> _WHAT THE TASK ASKS_
Only the lines from the start of the data to the line containing "Chart.register(...registerables);", both included, should be output, exactly and without pictures.

> _DATA LINES_
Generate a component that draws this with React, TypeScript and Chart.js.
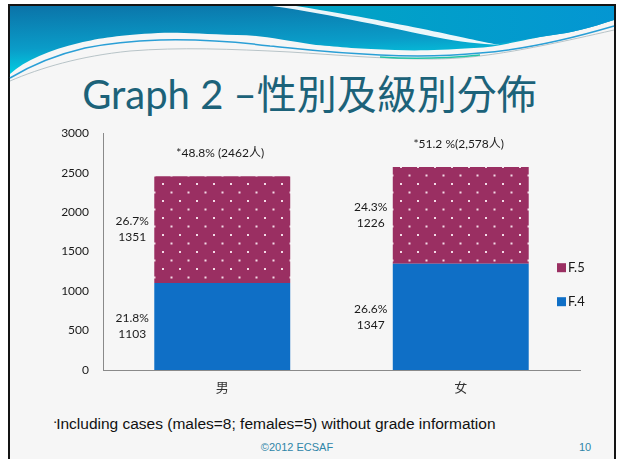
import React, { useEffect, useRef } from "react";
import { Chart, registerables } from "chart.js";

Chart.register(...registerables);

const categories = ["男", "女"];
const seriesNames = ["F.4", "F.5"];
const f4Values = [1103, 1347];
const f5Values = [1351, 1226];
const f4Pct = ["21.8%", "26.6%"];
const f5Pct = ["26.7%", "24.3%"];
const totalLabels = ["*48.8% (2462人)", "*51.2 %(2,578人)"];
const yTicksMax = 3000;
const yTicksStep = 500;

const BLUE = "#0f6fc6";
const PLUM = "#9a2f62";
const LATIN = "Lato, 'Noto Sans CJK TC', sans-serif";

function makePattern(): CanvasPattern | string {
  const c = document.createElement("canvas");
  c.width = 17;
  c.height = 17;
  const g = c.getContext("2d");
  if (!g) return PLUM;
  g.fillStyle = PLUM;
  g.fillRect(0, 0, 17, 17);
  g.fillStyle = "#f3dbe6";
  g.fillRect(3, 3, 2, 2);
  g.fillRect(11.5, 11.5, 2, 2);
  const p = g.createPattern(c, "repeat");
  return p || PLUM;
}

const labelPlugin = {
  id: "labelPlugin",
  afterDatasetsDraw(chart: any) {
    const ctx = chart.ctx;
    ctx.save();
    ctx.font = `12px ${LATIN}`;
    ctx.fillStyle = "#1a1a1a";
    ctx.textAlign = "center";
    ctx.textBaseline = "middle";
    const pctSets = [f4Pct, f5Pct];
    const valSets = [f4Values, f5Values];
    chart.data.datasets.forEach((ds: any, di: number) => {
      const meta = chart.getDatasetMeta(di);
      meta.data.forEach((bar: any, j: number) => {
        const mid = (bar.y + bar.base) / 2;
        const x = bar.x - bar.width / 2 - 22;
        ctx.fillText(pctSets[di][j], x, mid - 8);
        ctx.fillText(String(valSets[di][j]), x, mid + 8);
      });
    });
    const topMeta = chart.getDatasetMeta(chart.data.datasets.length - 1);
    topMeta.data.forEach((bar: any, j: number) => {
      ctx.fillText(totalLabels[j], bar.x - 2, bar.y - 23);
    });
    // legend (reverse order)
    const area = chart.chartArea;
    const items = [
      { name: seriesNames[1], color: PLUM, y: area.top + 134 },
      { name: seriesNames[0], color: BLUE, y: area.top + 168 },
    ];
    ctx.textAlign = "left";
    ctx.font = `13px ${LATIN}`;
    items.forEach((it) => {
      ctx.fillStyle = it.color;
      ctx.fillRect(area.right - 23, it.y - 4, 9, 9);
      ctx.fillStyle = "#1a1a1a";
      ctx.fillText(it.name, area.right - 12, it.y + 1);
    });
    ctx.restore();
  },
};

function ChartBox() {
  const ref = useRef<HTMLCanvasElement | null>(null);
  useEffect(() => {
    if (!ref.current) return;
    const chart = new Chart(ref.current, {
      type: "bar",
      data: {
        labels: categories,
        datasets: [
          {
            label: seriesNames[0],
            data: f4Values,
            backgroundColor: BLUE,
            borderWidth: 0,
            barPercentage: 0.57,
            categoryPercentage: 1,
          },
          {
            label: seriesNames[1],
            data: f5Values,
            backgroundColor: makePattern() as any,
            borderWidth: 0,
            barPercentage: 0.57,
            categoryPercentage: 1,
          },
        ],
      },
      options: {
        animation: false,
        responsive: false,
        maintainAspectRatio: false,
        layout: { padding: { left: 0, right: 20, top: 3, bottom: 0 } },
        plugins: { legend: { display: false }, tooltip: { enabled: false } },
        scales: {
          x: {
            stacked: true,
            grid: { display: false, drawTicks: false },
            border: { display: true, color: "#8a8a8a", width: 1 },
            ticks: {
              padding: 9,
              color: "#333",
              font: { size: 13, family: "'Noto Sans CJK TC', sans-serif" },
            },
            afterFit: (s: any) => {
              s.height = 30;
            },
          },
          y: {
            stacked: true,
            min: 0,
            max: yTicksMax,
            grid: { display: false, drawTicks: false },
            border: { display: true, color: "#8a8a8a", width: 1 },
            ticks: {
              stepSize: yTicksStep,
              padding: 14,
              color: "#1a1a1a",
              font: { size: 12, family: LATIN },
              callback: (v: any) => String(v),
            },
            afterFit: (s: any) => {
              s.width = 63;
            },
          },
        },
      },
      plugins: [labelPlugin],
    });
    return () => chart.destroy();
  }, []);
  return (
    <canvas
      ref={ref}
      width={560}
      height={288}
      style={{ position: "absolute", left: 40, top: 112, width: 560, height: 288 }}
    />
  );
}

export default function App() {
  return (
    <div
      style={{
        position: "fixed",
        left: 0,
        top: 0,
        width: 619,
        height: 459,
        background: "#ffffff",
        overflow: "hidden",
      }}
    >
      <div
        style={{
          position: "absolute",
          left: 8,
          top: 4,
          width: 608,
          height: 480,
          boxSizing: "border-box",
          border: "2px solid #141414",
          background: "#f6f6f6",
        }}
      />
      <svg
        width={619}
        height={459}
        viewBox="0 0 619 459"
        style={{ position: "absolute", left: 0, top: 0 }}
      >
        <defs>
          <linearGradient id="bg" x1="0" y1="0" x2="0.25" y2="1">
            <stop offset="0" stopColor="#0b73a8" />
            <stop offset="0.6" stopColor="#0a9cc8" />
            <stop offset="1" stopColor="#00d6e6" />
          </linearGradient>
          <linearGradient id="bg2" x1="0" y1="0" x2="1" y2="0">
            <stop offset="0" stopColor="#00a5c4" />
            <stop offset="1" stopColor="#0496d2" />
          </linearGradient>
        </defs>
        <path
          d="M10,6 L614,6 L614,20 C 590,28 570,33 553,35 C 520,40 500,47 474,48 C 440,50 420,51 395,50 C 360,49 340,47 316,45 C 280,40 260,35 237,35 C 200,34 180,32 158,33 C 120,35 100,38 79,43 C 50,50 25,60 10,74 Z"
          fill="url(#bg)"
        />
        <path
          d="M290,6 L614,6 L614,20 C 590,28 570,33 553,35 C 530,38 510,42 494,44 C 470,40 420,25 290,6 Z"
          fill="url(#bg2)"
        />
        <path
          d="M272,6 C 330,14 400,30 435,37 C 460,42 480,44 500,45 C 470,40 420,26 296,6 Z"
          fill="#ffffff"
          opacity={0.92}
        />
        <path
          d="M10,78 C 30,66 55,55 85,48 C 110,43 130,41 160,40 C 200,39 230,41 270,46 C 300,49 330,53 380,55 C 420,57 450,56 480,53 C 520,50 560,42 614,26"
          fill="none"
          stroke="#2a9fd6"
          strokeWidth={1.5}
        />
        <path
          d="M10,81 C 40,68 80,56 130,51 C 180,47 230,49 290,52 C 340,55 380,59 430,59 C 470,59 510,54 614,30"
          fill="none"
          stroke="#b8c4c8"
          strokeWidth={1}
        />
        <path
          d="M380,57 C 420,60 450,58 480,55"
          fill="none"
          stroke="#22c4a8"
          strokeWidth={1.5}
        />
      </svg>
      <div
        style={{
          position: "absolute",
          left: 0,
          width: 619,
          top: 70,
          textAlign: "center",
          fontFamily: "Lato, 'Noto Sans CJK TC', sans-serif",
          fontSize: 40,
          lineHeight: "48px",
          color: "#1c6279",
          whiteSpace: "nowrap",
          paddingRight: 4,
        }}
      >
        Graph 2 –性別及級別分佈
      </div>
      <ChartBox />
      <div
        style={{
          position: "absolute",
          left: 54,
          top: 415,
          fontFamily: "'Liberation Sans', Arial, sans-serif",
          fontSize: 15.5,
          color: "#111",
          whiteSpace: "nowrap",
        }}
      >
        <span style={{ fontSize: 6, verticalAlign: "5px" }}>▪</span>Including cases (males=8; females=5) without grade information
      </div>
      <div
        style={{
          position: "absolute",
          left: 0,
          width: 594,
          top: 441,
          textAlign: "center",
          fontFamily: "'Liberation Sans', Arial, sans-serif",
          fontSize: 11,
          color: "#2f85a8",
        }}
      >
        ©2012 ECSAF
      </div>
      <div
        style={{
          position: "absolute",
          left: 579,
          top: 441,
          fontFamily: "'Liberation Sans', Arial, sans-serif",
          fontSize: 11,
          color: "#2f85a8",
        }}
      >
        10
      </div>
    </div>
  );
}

> _ANSWER FOR THIS EXERCISE_
Generate a component that draws this with React, TypeScript and Chart.js.
import React, { useEffect, useRef } from "react";
import { Chart, registerables } from "chart.js";

Chart.register(...registerables);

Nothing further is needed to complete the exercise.